Alison Holmes reports from the heart of the GCAS
www.globalclimateactionsummit.org
San Francisco is perhaps uniquely suited to host the Global Climate Action Summit (GCAS). The event, taking place this week (exact dates depend on which ‘strand’ of activity one is following), has an urgent message while still maintaining its distinct California vibe. More than 4,000 delegates from Africa, Asia, Latin America and Europe are arriving for the ‘official’ summit on the 13th and 14th (though the 12th was a heavy day of closed pre-negotiations in a General Assembly). Meanwhile, ‘affiliates’ are creating, hosting, informing, briefing and generally spreading the word about climate change all week to summit attendees and the community at large. There are no official numbers on these groups, but given the vast number of events they are providing, they are doubtless here in the thousands as well.
The organizers were clearly aiming to generate the type of enthusiasm that begets momentum – while those who are here to ‘do the business’ all look to be all about the business. Yet, stepping back to observe the scene, it is clear that the face of the environmental movement has shifted. The traditional cadres of protesters and sign carriers seem to be on the decline while suited NGO, government, science types are now the majority. Indeed, the fact that the dress code of the summit is ‘business attire’ (who could have imagined such an instruction not so very long ago??) is surely a sign that ‘environmentalism’ writ large has made it to the mainstream of the mainstream.

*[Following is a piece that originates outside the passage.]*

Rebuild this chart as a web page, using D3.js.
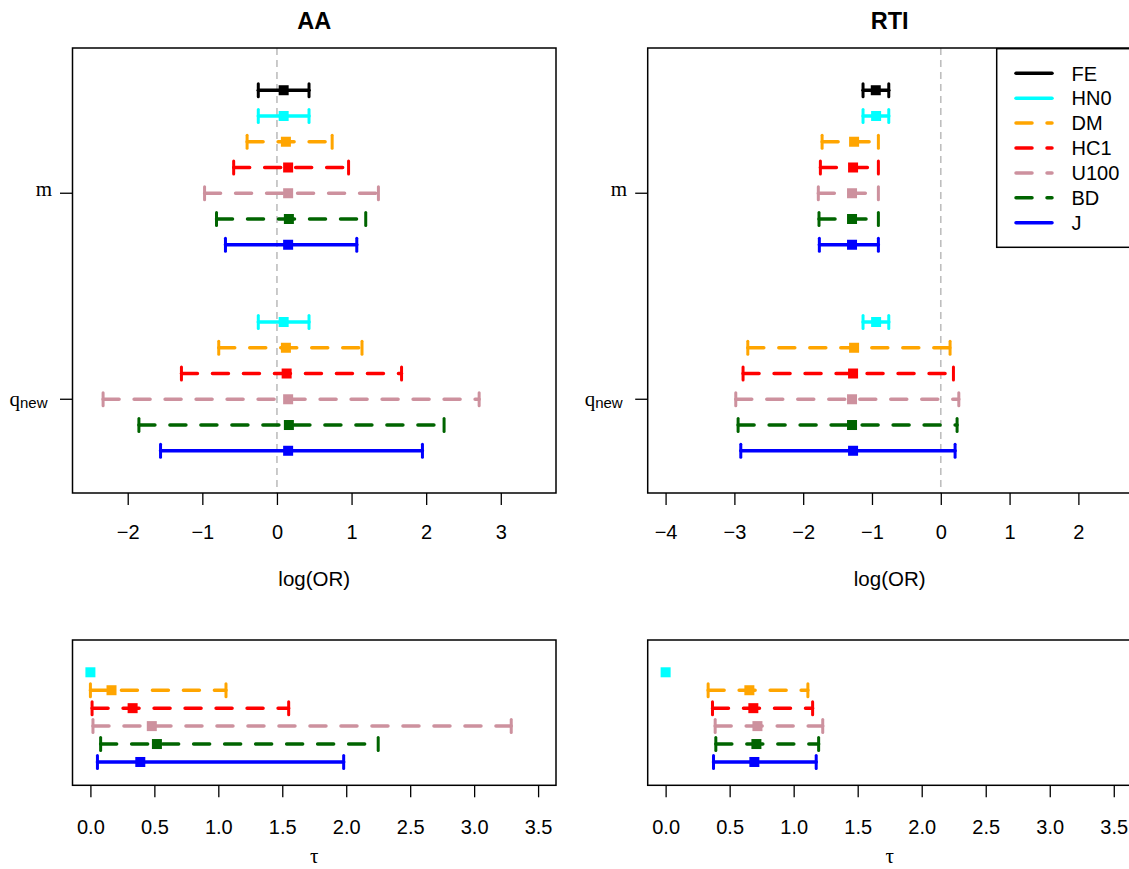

However, neither side has been free of the logistical challenges of such a massive event or the amusing anomalies such pressure brings to the fore. For example, there was the small, intense, anti-fracking/clean water group carrying large bright signs along a side street off Market - but they might have been well-advised to suggest to the lead sign/marcher that chain smoking while protesting was a little incongruous. On the official side, the first day for credential collection involved a two- hour queue snaking in circles in the Moscone Center foyer. Similarly, the bridge between the two groups seems a little wobbly as it is not unheard of to discover, after traipsing the streets, that an affiliate event on the official GCAS website does not exist.

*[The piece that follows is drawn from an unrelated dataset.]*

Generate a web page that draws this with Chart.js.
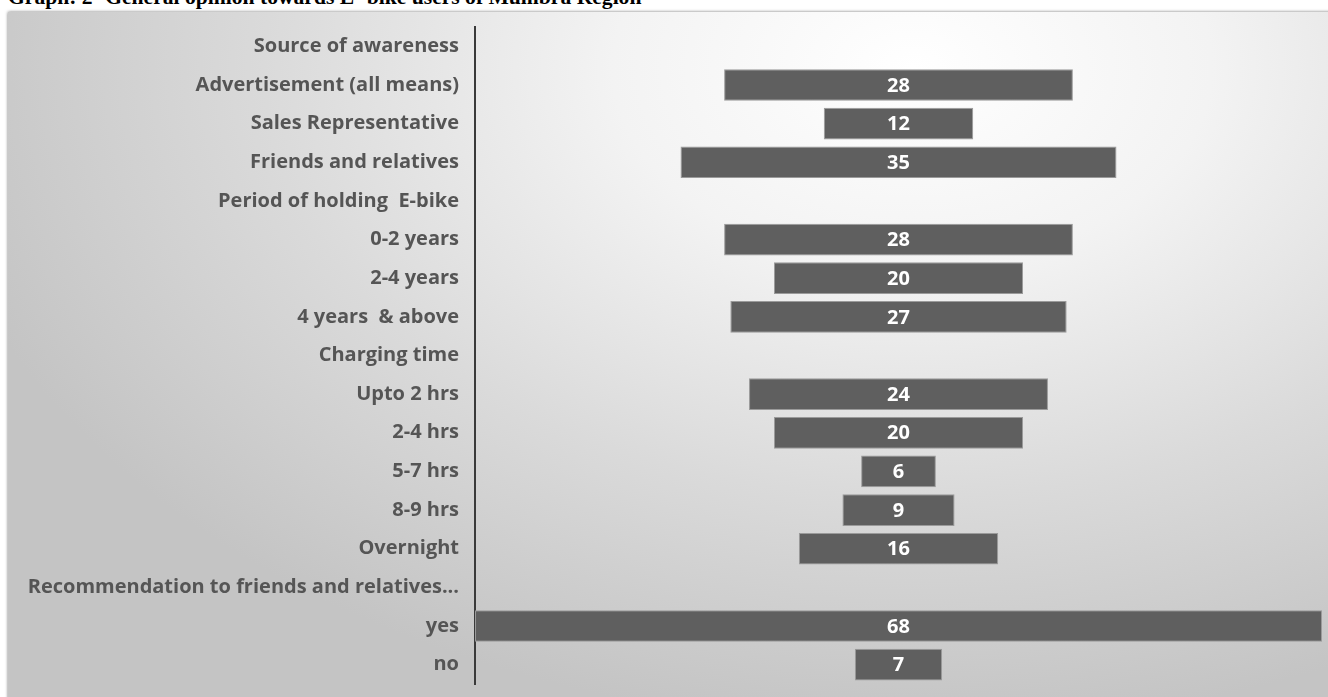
<!DOCTYPE html>
<html>
<head>
<meta charset="utf-8">
<script src="https://cdn.jsdelivr.net/npm/chart.js@4.4.0/dist/chart.umd.min.js"></script>
<style>
  body { margin: 0; width: 1328px; height: 697px; overflow: hidden; background: #fff; position: relative; }
  #title { position: absolute; left: 8px; top: -14px; font: bold 21.6px "Liberation Serif", serif; line-height: 22px; color: #000; white-space: nowrap; }
  #panel { position: absolute; left: 8px; top: 12px; width: 1330px; height: 695px;
    background: radial-gradient(ellipse 75% 95% at 68% 8%, #ffffff 0%, #f3f3f3 30%, #dadada 65%, #c4c4c4 100%);
    box-shadow: 0 0 3px rgba(0,0,0,0.55); }
  #wrap { position: absolute; left: 8px; top: 12px; width: 1320px; height: 685px; }
</style>
</head>
<body>
<div id="title">Graph: 2- General opinion towards E- bike users of Mumbra Region</div>
<div id="panel"></div>
<div id="wrap"><canvas id="funnel"></canvas></div>
<script>
var categories = [
  "Source of awareness",
  "Advertisement (all means)",
  "Sales Representative",
  "Friends and relatives",
  "Period of holding  E-bike",
  "0-2 years",
  "2-4 years",
  "4 years  & above",
  "Charging time",
  "Upto 2 hrs",
  "2-4 hrs",
  "5-7 hrs",
  "8-9 hrs",
  "Overnight",
  "Recommendation to friends and relatives...",
  "yes",
  "no"
];
// null = section heading, no bar
var counts = [null, 28, 12, 35, null, 28, 20, 27, null, 24, 20, 6, 9, 16, null, 68, 7];

var maxCount = Math.max.apply(null, counts.filter(function(v){ return v != null; }));
var mid = maxCount / 2;

// funnel: each bar centred on the middle of the axis
var spans = [];
for (var i in counts) {
  if (counts[i] == null) spans.push(null);
  else spans.push([mid - counts[i] / 2, mid + counts[i] / 2]);
}

var barLabels = {
  id: 'barLabels',
  afterDatasetsDraw: function(chart) {
    var ctx = chart.ctx;
    var meta = chart.getDatasetMeta(0);
    ctx.save();
    ctx.fillStyle = '#ffffff';
    ctx.font = 'bold 20px "Open Sans", sans-serif';
    ctx.textAlign = 'center';
    ctx.textBaseline = 'middle';
    meta.data.forEach(function(bar, idx) {
      if (counts[idx] == null) return;
      ctx.fillText(counts[idx], (bar.x + bar.base) / 2, bar.y + 1);
    });
    ctx.restore();
  }
};

var ctx = document.getElementById('funnel');

var FunnelChart = new Chart(ctx, {
  type: 'bar',
  data: {
    labels: categories,
    datasets: [{
      data: spans,
      backgroundColor: '#5f5f5f',
      borderColor: '#9a9a9a',
      borderWidth: 1,
      borderSkipped: false,
      categoryPercentage: 0.82,
      barPercentage: 1
    }]
  },
  options: {
    indexAxis: 'y',
    responsive: true,
    maintainAspectRatio: false,
    animation: false,
    layout: { padding: { top: 15, bottom: 13, right: 6, left: 0 } },
    plugins: { legend: { display: false }, tooltip: { enabled: false } },
    scales: {
      x: { display: false, min: 0, max: maxCount },
      y: {
        grid: { display: false, drawTicks: false },
        border: { display: true, color: '#3a3a3a', width: 2 },
        ticks: {
          color: '#555555',
          padding: 16,
          font: { family: '"Open Sans", sans-serif', size: 20, weight: 'bold' }
        },
        afterFit: function(scale) {
          scale.width = 467;
          scale.paddingTop = 0;
          scale.paddingBottom = 0;
        }
      }
    }
  },
  plugins: [barLabels]
});
</script>
</body>
</html>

Yet all of these issues are small beer for such a massive effort and on the eve of the official Summit, the organizers should be rightly pleased with the mood and tenor. California has teed up key announcements of its own - including the signing by Governor Brown of Senate Bill 100 (sponsored by Member of the California State Senate Kevin de León) - that will require CA to get 100% of its energy needs from clean sources by 2045. A huge move by any standard, but provides the perfect context to events as diverse as an all-day California-Germany bilateral conference on energy and a vibrant celebration of Latino Leadership on climate change. The bilateral conference offered well-informed officials, eloquent on their areas of expertise speaking to an audience full of equally well-informed attendees asking questions that sounded more like a science teach-in than a public conference, while Kevin de León addressed a cheering room, full to the doorways, on the disproportionate impact of climate change on Latinos while celebrating the community’s leadership on the issue (and he didn’t mention his own current fight against Dianne Feinstein even once). The Latino community is not the only group celebrating as the whole week is, on a crucial level, about acknowledging the work already done while the goal is obviously to also address the work ahead. The city is truly poised to take aim.